Même questions sur les temps forts en 2020 ?

Au niveau national on va accueillir le groupe « des fourmis dans les mains » le 23 janvier. Un très bon groupe de chanson française et ce qu’ils proposent est époustouflant, tant au niveau de la parole que du verbe, de la poésie. Nous faisons cela en partenariat avec le théâtre des Pénitents dans le cadre du festival « Les Poly’Sons ». Il y aura Grise Cornac en première partie. « Caligula », de la compagnie stéphanoise LalalaChamade, les 30 et 31 janvier. C’est un spectacle sur un texte de Camus qui est assez attendu. Il y a une très belle équipe artistique entière et engagée et ils ont des choses à dire qui résonnent aujourd’hui. Un autre temps fort, « Ararat », de Quanticum Novum, le 20 février. C’est un concert de musique du monde qui vous emporte et qui vous fait voyager. Je vous parlais de la culture qui élève l’âme, là c’est encore plus criant.

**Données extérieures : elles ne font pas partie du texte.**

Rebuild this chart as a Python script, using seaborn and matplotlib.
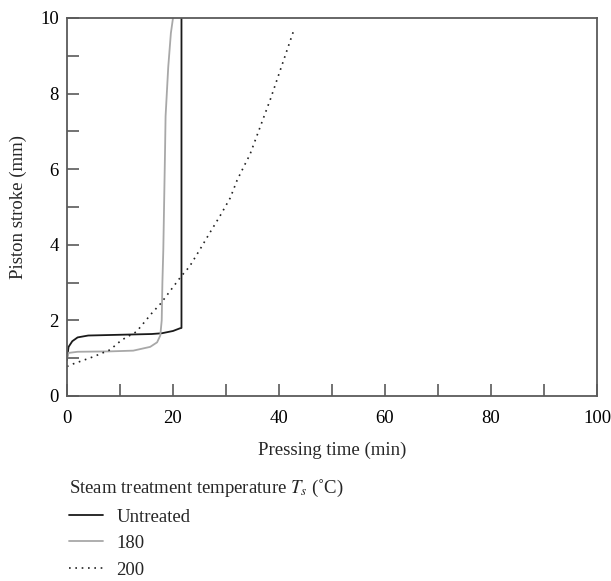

Parallèlement à cela il y aura le spectacle jeune public « Tapanak » toujours de Canticum Novum. On pourrait citer le Devos de François Morel « J’ai des doutes » les 13 et 14 février. C’est complet mais c’est très attendu. « Feu », le 20 mars, de la compagnie La Vouivre. C’est un spectacle de danse qui convoque la violence du monde pour nous inviter à y résister par le collectif. C’est très puissant. Après tous les spectacles sont intéressants bien évidemment.

Le traditionnel mot de la fin ?

Vive le théâtre 😉 Ce que l’on peut rajouter, même si ce n’est pas très original il faut le rappeler, c’est que la culture, le spectacle vivant, fait partie d’un écosystème qui ne peut marcher que parce que chacun y a sa place et travaille ensemble. Les artistes, les salles, les équipes, les journalistes, le public, les élus… mais cet écosystème est fragile. Ça peut s’arrêter à tout moment. Il faut donc rester vigilant. Ce n’est pas parce que ça existe que cela sera toujours le cas. C.Q.F.D.